Product prices in the UK are rising due to a combination of factors linked to the war in Ukraine, labour shortages and continuing Covid-19 outbreaks.
Here the IOE&IT Daily Update looks at five of the country’s most popular food and drink goods that have seen prices soar in recent weeks.
1. Beers and wines
Pubs in London are now charging £8 for a pint, reflecting a 70% increase in beer prices in the UK since the 2008 financial crash, according to the FT.
Wine wholesaler Daniel Lambert has also claimed in the Independent that Brexit is adding more than £1.50 to the cost of every bottle of European wine sold to consumers due to increased import paperwork and logistics costs.
Also in the FT, the UK’s supply of cucumbers and peppers is set to half this year as growers have not planted as many of the vegetables due to soaring energy costs and labour shortages.
Planting of brassicas such as broccoli and cauliflower are down by 20% due to similar cost pressures.
The latest increase in farmgate milk prices by Müller mean that it has increased its price to farmers by almost a third (31.4%) since 1 March, reports the Grocer.
Arla and clotted cream brand Rodda have increased their payments similarly as farmers face rising bills for fertiliser, feed, energy, and packaging among other costs.
Industry analyst Ian Potter said the sector feels “there is still more to come” on price increases but that record prices “are still not converting to additional milk”.
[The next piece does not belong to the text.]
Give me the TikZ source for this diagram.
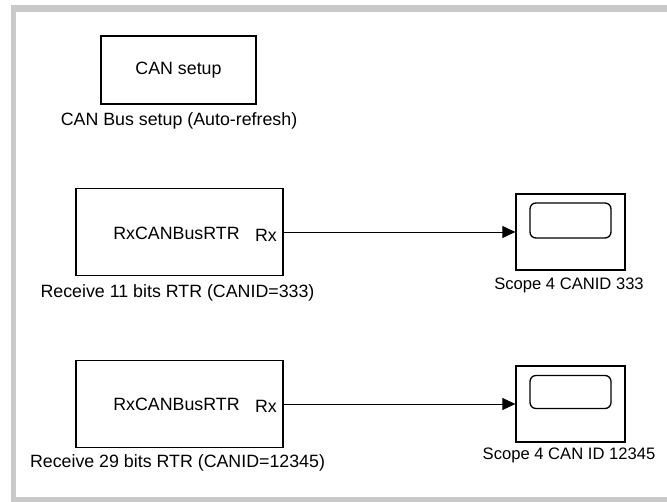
\documentclass[tikz,border=0pt]{standalone}
\usepackage{fontspec}
\setmainfont{Liberation Sans}
\usetikzlibrary{arrows.meta}

\tikzset{
  blk/.style={draw, line width=1.3pt, minimum width=#1, inner sep=0pt},
  lbl/.style={inner sep=0pt, font=\fontsize{17.8}{20}\selectfont},
  sclbl/.style={inner sep=0pt, font=\fontsize{16.6}{19}\selectfont},
  screen/.style={draw, line width=1.3pt, rounded corners=6pt, minimum width=81pt,
    minimum height=#1, inner sep=0pt},
  frame/.style={fill=black!21, draw=none},
}

\begin{document}
\begin{tikzpicture}[x=1pt, y=-1pt]
\useasboundingbox (0,0) rectangle (667,502);

% grey frame of the model window
\fill[frame] (11,5) rectangle (667,12);
\fill[frame] (11,5) rectangle (16,502);
\fill[frame] (11,497) rectangle (667,502);

% CAN setup block
\node[blk=155pt, minimum height=68pt] (setup) at (178.5,70) {};
\node[lbl] (setuptxt) at (setup) {CAN setup};
\node[lbl] (setuplbl) at (179,121) {CAN Bus setup (Auto-refresh)};

% receive blocks
\node[blk=207pt, minimum height=87pt] (rxa) at (179.5,232) {};
\node[lbl] (rxatxt) at (176.5,233) {RxCANBusRTR};
\node[lbl, anchor=east] (rxaport) at (277,235) {Rx};
\node[lbl] (rxalbl) at (177.5,293) {Receive 11 bits RTR (CANID=333)};

\node[blk=207pt, minimum height=87pt] (rxb) at (179.5,404) {};
\node[lbl] (rxbtxt) at (176.5,404) {RxCANBusRTR};
\node[lbl, anchor=east] (rxbport) at (277,406) {Rx};
\node[lbl] (rxblbl) at (177.5,463) {Receive 29 bits RTR (CANID=12345)};

% scopes
\node[blk=109pt, minimum height=76pt] (sca) at (570.5,232) {};
\node[screen=35pt] (scascreen) at (570.5,220.5) {};
\node[sclbl] (scalbl) at (569,285) {Scope 4 CANID 333};

\node[blk=109pt, minimum height=76pt] (scb) at (570.5,404) {};
\node[screen=33pt] (scbscreen) at (570.5,392) {};
\node[sclbl] (scblbl) at (569,455) {Scope 4 CAN ID 12345};

% signal lines
\draw[line width=0.8pt, -{Triangle[length=13pt,width=12pt]}] (rxa.east) -- (sca.west);
\draw[line width=0.8pt, -{Triangle[length=13pt,width=12pt]}] (rxb.east) -- (scb.west);

\end{tikzpicture}
\end{document}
Rising ‘export nationalism’ is also affecting food prices globally as some countries are limiting food exports to prioritise their own markets.
India banned wheat exports in May due to fears of a poor harvest following a record heatwave, reports the BBC.
Global wheat production for the 2022-23 period will be the lowest for four years, and global stocks of wheat are predicted to be at their lowest for six years, according to a US government report. Wheat prices rose by almost 6% in the aftermath of India’s decision.
Reuters reports that rice traders have now been spooked into increasing purchases and placing unusual orders for longer-dated deliveries, fearing the world’s top rice exporter may restrict shipments.